It’s not news that Japan is running out of children. Though the country’s total fertility rate has recently shown some slight signs of recovery, this is unlikely to halt the overall trend of 少子化 (shōshika), which is the common term used to describe the dwindling number of kids. But no worries — despite the decrease in young citizens, the child continues to be an indispensable part of the country’s lexicon.
I’m not so much talking here about the word for children itself, 子供 (kodomo) or just 子 (ko), which we find in terms like 子育て (kosodate, child rearing), 一人っ子 (hitorikko, an only child) or お子様ランチ (okosamaranchi, child’s meal). Neither do I mean the administrative lingo with all its 子供手当て (kodomo teate, child allowance), 母子手帳 (boshi techō, maternity record book) and 母子家庭 (boshi katei, fatherless household).
What is more interesting, and just as important to the linguistic ubiquity of 子, is that the character can occur in expressions that are not — or only peripherally — related to the world of children. Take the terms 女子 (joshi) and 男子 (danshi). Though they can be translated as “girls” and “boys,” there is to my knowledge no upper age limit for the users of a 女子トイレ (joshi toire, women’s restroom) or a 男子トイレ (danshi toire, men’s restroom). Likewise, disciples of whatever age are referred to as someone’s 弟子 (deshi), just as everyone who finds themselves lost will become a 迷子 (maigo), no matter if they were born around 1900 or after 2000.
Another thing to note is that 子 is commonly associated with femininity rather than just youth. That’s why an all but uncountable number of female names end in 子, including everything from 朝子 (Asako, literally “morning child”) to 夕子 (Yūko, “child of the evening”). The fact that these names have increasingly turned from girls’ names into aunt names — virtually no 子 name has been among the top 10 for decades — suggests a growing dissociation between 子 and youth on that front, too.
But most intriguing about 子 is that it often occurs as a kind of dummy suffix in words that do not even remotely refer to persons, whatever their age, but to things. The rather common household article 椅子 (isu, chair) comes to mind. I’m sure you own a couple of these, too, but did you also know that there is a child in every piece of headgear (帽子, bōshi), every windowpane (窓硝子, mado garasu), and all things held together with at least one screw (捻子, neji)? And we also find it in more specific tools such as ladders (梯子, hashigo), levers (梃子, teko) and lattices (格子, kōshi), as well as personal seals (判子, hanko), sliding doors (障子, shōji), and scarecrows (案山子, kakashi).

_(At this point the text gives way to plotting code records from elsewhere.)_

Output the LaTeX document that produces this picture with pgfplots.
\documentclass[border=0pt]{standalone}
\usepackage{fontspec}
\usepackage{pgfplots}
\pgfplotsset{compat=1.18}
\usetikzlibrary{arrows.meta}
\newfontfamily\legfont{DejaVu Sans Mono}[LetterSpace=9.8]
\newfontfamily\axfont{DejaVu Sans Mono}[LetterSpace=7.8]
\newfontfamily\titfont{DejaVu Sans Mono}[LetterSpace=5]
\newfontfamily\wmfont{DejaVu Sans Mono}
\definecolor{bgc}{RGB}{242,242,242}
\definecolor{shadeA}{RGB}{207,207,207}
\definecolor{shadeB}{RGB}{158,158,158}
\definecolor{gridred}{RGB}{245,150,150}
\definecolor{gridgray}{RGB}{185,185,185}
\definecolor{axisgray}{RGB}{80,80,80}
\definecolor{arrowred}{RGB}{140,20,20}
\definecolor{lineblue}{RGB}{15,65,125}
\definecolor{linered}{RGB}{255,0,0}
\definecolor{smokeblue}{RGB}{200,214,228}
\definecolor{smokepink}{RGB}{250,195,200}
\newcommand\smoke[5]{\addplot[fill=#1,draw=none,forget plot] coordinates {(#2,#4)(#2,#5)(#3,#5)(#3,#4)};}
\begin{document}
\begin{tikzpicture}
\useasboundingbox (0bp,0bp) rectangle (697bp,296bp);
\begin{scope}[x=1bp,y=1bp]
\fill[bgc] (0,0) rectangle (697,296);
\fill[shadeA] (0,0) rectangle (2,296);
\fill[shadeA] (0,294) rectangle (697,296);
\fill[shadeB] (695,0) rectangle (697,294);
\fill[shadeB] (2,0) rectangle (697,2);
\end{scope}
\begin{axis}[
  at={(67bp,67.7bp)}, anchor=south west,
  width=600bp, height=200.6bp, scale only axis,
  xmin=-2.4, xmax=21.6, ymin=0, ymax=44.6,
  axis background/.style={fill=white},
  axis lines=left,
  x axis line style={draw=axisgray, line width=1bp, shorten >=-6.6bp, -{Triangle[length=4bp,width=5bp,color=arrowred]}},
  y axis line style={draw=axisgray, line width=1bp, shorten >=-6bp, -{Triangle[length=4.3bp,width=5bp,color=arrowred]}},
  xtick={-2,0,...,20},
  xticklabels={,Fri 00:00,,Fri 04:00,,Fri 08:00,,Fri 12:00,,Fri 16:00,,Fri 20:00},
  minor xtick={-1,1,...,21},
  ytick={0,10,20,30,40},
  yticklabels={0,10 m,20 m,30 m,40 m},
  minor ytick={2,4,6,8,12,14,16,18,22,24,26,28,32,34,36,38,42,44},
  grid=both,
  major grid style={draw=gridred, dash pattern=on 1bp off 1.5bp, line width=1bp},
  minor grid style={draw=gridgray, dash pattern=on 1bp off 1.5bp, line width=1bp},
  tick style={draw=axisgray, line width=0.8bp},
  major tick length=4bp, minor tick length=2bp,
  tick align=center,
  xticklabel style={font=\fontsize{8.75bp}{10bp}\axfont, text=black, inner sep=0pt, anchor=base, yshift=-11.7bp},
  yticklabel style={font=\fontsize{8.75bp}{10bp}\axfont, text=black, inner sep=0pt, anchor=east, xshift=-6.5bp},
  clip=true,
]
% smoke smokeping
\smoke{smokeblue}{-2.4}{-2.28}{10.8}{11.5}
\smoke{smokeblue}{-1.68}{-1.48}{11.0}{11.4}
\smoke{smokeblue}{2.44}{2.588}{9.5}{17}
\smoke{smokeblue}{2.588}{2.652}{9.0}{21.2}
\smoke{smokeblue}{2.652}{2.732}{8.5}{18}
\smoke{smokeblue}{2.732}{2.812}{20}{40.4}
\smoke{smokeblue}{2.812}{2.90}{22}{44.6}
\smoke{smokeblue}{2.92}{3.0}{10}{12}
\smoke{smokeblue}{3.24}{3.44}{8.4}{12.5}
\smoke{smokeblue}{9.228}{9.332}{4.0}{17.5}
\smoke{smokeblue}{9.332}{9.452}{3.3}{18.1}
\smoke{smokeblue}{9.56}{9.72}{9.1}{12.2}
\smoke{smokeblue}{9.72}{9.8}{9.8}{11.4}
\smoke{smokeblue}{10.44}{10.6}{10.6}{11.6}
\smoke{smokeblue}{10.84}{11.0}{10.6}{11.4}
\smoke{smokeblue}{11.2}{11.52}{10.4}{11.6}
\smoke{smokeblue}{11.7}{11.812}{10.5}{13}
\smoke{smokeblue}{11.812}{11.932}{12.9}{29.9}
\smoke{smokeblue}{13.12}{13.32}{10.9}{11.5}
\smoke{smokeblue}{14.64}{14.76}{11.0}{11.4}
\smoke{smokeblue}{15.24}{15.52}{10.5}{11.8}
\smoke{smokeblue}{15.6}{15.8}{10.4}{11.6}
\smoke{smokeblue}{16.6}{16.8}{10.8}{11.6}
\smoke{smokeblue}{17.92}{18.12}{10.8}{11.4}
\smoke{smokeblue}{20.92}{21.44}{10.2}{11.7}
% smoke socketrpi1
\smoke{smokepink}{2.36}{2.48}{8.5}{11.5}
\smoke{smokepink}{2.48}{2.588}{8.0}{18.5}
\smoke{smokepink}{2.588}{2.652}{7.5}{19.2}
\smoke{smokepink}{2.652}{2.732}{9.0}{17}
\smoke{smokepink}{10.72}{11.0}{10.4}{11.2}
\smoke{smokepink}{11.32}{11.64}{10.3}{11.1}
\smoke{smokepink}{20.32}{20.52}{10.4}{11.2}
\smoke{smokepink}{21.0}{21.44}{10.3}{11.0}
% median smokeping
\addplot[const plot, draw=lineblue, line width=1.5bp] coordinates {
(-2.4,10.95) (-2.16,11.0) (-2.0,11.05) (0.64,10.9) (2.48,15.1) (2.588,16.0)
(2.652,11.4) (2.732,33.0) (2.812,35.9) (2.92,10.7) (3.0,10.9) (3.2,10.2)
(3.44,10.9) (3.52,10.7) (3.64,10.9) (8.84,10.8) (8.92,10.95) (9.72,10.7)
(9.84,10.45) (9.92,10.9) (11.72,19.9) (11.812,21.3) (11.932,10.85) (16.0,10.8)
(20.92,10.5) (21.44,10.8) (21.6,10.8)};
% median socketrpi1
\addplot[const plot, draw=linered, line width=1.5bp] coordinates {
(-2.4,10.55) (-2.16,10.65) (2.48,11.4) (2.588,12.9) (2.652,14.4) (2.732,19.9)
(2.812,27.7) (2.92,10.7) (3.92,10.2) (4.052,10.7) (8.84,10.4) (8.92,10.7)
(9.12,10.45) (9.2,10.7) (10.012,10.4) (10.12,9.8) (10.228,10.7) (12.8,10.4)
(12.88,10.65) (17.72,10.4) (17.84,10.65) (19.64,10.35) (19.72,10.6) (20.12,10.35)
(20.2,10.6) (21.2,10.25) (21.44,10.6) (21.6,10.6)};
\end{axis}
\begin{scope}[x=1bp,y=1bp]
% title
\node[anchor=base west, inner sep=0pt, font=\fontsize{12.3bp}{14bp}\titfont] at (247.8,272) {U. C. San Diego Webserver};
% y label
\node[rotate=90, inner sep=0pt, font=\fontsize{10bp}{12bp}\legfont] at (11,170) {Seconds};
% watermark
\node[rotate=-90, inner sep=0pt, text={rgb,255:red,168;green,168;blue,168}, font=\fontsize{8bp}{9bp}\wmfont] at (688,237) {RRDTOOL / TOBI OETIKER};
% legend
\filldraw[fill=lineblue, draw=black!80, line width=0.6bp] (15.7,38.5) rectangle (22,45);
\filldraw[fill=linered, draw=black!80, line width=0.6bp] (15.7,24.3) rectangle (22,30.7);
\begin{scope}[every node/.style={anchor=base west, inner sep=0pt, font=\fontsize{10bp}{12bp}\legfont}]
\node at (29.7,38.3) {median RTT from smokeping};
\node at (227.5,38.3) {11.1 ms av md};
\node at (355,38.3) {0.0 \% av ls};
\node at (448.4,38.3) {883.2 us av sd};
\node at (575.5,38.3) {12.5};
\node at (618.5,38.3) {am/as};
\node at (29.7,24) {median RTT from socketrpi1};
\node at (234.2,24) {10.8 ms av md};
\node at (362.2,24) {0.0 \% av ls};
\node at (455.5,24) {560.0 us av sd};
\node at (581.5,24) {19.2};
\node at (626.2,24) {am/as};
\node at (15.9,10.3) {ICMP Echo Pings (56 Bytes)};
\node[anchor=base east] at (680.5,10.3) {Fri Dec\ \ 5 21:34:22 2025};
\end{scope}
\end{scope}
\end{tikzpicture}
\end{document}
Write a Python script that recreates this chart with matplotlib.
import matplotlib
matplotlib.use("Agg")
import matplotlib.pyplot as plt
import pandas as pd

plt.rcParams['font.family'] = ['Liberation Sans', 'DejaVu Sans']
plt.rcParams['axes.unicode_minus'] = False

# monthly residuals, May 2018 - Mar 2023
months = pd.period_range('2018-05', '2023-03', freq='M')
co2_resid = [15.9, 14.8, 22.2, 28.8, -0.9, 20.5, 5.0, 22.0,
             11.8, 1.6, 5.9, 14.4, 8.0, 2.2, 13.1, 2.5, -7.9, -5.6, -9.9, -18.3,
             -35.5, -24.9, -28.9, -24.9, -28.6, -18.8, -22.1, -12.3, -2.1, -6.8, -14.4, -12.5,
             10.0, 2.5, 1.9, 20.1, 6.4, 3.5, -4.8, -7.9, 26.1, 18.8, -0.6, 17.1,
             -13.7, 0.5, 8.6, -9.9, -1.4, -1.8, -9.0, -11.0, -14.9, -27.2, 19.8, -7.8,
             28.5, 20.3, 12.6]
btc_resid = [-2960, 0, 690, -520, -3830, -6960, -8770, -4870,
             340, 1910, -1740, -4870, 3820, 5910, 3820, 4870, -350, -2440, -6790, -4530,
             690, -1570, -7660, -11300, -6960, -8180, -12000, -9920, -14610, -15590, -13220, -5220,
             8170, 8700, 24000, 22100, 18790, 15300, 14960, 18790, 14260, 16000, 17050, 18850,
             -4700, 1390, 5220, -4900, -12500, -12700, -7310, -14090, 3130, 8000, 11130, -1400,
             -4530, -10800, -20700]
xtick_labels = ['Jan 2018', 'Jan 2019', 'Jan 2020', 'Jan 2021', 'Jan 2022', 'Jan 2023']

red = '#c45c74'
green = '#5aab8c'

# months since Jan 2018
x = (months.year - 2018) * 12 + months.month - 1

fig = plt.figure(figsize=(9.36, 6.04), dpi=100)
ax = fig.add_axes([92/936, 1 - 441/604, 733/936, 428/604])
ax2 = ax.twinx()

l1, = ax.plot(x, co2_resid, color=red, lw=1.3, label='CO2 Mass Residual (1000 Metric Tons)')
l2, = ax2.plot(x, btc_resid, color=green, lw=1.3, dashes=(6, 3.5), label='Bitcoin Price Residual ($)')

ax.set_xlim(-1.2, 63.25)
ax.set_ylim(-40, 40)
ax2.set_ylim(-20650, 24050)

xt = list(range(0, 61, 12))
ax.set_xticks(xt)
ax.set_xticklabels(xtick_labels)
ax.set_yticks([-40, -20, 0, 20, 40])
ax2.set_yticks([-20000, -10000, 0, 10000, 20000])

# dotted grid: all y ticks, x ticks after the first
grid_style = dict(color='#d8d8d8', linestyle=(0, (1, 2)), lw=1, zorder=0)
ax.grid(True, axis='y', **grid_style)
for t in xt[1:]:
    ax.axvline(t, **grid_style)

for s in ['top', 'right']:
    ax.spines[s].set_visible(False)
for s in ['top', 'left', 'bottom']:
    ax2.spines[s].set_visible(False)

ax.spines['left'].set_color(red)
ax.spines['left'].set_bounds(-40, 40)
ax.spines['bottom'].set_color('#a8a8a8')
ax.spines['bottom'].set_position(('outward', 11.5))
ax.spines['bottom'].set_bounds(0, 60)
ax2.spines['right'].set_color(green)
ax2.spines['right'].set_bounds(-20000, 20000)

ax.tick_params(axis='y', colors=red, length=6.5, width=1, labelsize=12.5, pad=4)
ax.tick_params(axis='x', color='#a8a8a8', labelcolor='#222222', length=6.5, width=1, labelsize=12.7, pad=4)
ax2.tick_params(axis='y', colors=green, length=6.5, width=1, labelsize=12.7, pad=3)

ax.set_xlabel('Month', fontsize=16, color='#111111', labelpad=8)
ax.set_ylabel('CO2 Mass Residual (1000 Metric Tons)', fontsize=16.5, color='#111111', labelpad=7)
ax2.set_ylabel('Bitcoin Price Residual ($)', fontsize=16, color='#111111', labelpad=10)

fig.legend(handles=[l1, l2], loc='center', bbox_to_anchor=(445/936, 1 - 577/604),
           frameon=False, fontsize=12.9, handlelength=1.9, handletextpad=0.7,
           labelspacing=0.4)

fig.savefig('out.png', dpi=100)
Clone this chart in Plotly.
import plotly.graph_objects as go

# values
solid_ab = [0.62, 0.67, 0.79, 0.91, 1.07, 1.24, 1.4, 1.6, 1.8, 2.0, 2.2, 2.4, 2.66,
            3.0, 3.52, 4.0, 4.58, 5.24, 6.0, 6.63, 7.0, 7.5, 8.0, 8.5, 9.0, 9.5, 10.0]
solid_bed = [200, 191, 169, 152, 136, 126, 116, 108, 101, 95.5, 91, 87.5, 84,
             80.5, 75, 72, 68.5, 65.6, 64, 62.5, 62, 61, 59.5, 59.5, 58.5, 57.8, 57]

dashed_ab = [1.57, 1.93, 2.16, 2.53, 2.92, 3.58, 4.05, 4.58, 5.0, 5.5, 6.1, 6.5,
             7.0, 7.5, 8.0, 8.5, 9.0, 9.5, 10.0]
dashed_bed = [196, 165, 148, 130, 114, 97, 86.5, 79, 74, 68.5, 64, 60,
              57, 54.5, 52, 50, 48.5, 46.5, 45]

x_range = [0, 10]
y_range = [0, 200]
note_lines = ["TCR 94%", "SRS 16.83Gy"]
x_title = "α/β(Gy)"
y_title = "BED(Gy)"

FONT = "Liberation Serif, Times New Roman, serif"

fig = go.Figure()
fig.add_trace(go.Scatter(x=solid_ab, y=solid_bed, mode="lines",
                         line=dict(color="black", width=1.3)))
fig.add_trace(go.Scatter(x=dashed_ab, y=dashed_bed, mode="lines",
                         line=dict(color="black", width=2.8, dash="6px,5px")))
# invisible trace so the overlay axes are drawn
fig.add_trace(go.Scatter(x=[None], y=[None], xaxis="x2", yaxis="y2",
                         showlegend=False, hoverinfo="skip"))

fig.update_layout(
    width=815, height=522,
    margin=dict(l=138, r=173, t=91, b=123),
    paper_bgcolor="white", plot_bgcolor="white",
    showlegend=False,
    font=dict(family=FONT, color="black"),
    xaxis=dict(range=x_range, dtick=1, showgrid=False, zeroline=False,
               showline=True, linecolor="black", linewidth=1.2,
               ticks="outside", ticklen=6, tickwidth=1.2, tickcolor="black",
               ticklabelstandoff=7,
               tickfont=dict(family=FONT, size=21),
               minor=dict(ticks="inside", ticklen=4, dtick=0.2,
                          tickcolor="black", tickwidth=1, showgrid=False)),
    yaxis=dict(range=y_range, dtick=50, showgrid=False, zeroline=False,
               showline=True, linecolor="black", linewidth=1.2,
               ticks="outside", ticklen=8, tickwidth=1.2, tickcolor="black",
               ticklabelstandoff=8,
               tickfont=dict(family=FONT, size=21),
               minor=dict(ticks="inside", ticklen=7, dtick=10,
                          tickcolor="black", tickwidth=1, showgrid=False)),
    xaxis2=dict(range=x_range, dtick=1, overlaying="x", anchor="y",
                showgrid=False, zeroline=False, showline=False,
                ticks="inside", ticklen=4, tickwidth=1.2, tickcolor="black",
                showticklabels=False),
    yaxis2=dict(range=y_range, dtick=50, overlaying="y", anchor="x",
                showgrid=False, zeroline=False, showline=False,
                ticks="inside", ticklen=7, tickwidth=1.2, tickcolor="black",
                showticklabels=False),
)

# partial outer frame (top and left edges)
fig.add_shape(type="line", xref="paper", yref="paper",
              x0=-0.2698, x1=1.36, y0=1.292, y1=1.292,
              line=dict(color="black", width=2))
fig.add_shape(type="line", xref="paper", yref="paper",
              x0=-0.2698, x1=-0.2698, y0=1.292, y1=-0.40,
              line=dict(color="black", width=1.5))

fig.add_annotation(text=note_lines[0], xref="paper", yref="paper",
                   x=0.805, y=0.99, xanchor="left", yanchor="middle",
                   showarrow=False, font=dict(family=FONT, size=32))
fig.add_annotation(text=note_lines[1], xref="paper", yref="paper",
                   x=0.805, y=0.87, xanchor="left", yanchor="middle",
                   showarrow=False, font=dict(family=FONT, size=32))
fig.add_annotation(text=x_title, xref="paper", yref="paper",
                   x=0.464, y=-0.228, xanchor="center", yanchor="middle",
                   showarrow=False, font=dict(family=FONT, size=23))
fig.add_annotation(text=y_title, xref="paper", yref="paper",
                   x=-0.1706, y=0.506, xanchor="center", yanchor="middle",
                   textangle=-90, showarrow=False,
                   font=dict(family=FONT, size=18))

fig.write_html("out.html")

It’s even part of our diet: We buy 茄子 (nasu, eggplant) and 柚子 (yuzu) at the supermarket, take 穴子 (anago, conger eel) and 数の子 (kazu no ko, herring roe) off the sushi conveyer belt, order 玉子 (tamago, egg) and 餃子 (gyōza, Chinese dumpling) with our Chinese noodles, and, for dessert, have 団子 (dango, rice dumpling) topped with 餡子 (anko, sweet bean paste) — or some other 和菓子 (wagashi, Japanese sweets), if you prefer.
Further contributing to the linguistic omnipresence of the child is its appearance in more abstract matters. In finance, for instance, there are those nasty little children of a debt known as 利子 (rishi, interest), while in music there’s 拍子 (hyōshi, beat, measure). Also originating from the domain of music is調子 (chōshi, tune, tone, pitch), usage of which can be extended to all different kinds of referents in more (調子いい, chōshi ii) and less good shape (調子悪い, chōshi warui). A related term from the 子 family is 様子 (yōsu), which refers to some “outward-apparent” state of affairs, as in 様子を見る (yōsu o miru, wait and see how things develop).
Perhaps because it represents so marvelously the idea of small individuals, 子 is also an indispensable part of scientific nomenclature. Take 分子 (bunshi), which in math refers to the numerator of a fraction. Incidentally, the denominator is called 分母 (bunbo), which uses the kanji for mother instead of that for child. In linguistics, the same metaphor is exploited to distinguish between 子音 (shiin, consonant) and 母音 (boin, vowel) sounds. It runs in the family.
Physicists and chemists use terms such as 陽子 (yōshi, proton), 電子 (denshi, electron) and 中性子 (chūseishi, neutron) to capture the smaller parts of our world and the rules according to which they form into 原子 (genshi, atom) and, on the next level, 分子 (bunshi, molecule). As for biologists, they should come across a child each single time they use the word 遺伝子 (idenshi, gene).
Which brings us back full circle to the problem of reproduction and the childless society. While it is a demographic fact that children are on the decline in present-day Japan, they are as present as can be in present-day Japanese.